Abbie felt the vitriol from the public that came as these events unfolded on the show, reportedly having to ask a friend to control her Instagram account for the duration of the season as an onslaught of fans expressed their dislike of her. While one could argue that this is the price you may have to pay for subjecting yourself to being watched by the public week in and week out on one of the most popular shows in the country, what’s more alarming is that this narrative has perpetuated into Abbie’s real life outside of the show, following her around more than three months since it ended.

Since the show’s run, Abbie has used her now 190K+ Instagram profile and public figure status to try to show the rest of Australia who she is out from under the guise of The Bachelor stage, even utilising her platform to speak up about body positivity and preaching self love, a brave stance amidst her ongoing battles with the media.

Screenshot from Abbie’s Instagram story where she addressed her perpetual narrative as “the villain” 

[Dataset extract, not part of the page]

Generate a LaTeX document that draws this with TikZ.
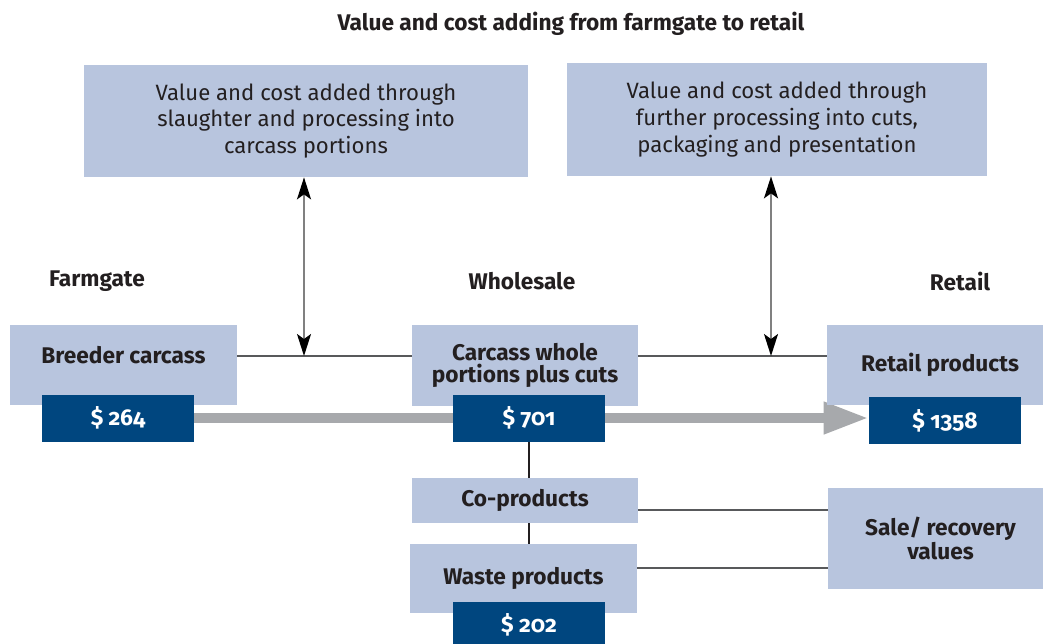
\documentclass[tikz,border=0pt]{standalone}
\usepackage{fontspec}
\setmainfont{Fira Sans}[Numbers=OldStyle]
\usetikzlibrary{positioning}
\usetikzlibrary{arrows.meta,backgrounds}
\definecolor{boxblue}{HTML}{B8C5DE}
\definecolor{darkblue}{HTML}{00467F}
\definecolor{bargray}{HTML}{A7A9AC}
\definecolor{ink}{HTML}{231F20}
\definecolor{rulegray}{HTML}{58595B}
\newdimen\px \px=0.02cm

\begin{document}
\begin{tikzpicture}[x=0.02cm,y=-0.02cm,every node/.style={font=\fontsize{12.6}{15.2}\selectfont,text=ink}]
	
	\tikzstyle{stage}=[rectangle,fill=boxblue,inner sep=0pt,align=center]
	\tikzstyle{heading}=[font=\bfseries\fontsize{12.9}{12.6}\selectfont,align=center]
	\tikzstyle{price}=[rectangle,fill=darkblue,text=white,font=\bfseries\fontsize{13}{15}\selectfont,minimum width=152\px,minimum height=47\px]
	\tikzstyle{link}=[draw=rulegray,line width=0.8pt]
	\tikzstyle{stem}=[draw=ink,line width=1.2pt]
	\tikzstyle{updown}=[draw=gray,line width=1pt,{Stealth[black,length=0.44cm,width=0.28cm,inset=0.1cm]}-{Stealth[black,length=0.44cm,width=0.28cm,inset=0.1cm]}]
	\tikzstyle{bar}=[draw=bargray,line width=0.2cm,-{Triangle[length=0.9cm,width=0.6cm]}]
	
	\useasboundingbox (0,0) rectangle (1043,643);
	
		\node [heading] (title) at (571,24) {Value and cost adding from farmgate to retail};
		\node [stage,minimum width=444\px,minimum height=112\px] (slaughter) at (306,121) {Value and cost added through\\slaughter and processing into\\carcass portions};
		\node [stage,minimum width=420\px,minimum height=113\px] (further) at (777,119.5) {Value and cost added through\\further processing into cuts,\\packaging and presentation};
		\node [heading] (farmgate) at (97,281) {Farmgate};
		\node [heading] (wholesale) at (522,281) {Wholesale};
		\node [heading] (retail) at (960,281) {Retail};
		\node [stage,minimum width=227\px,minimum height=80\px,label={[heading,yshift=10\px]center:Breeder carcass}] (breeder) at (123.5,365) {};
		\node [stage,heading,minimum width=226\px,minimum height=81\px] (carcass) at (525,365.5) {Carcass whole\\portions plus cuts};
		\node [stage,heading,minimum width=226\px,minimum height=80\px] (retailbox) at (940,365) {Retail products};
		\node [price] (p264) at (118,418) {\$ 264};
		\node [price] (p701) at (529,418) {\$ 701};
		\node [price] (p1358) at (945,420.5) {\$ 1358};
		\node [stage,heading,minimum width=226\px,minimum height=45\px] (coprod) at (525,500.5) {Co-products};
		\node [stage,heading,minimum width=227\px,minimum height=69\px] (waste) at (523.5,578.5) {Waste products};
		\node [price] (p202) at (529,625) {\$ 202};
		\node [stage,heading,minimum width=225\px,minimum height=101\px] (sale) at (940.5,538.5) {Sale/ recovery\\values};
		
		\coordinate (j1) at (304,356);
		\coordinate (j2) at (771,356);
		\coordinate (k1) at (730,510);
		\coordinate (k2) at (730,568);
		\draw[link] (breeder.east |- j1) -- (carcass.west |- j1);
		\draw[link] (carcass.east |- j2) -- (retailbox.west |- j2);
		\draw[updown] (slaughter.south -| j1) -- (j1);
		\draw[updown] (further.south -| j2) -- (j2);
		\draw[link] (coprod.east |- k1) -- (sale.west |- k1);
		\draw[link] (waste.east |- k2) -- (sale.west |- k2);
		\draw[stem] (p701.south) -- (p701.south |- coprod.north);
		\draw[stem] (coprod.south -| p701) -- (waste.north -| p701);
		\begin{pgfonlayer}{background}
		\draw[bar] (p264.east) -- (p264.east -| p1358.west);
		\end{pgfonlayer}
	
\end{tikzpicture}
\end{document}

While most of us will never know who Abbie is outside of what she decides to disclose to us via her lucrative Instagram profile or her rumoured impending feature on 2020’s upcoming season of Bachelor in Paradise, it is also really not for our speculation. Although she has in the last year assumed the title of a public figure, she like many of her fellow Bachelor alumni have been subjected to incessant scrutiny where there really not be any need for it. She’s just a damn girl trying to get on with her life, it’s unfortunate that some of us cannot seem to be able to do the same.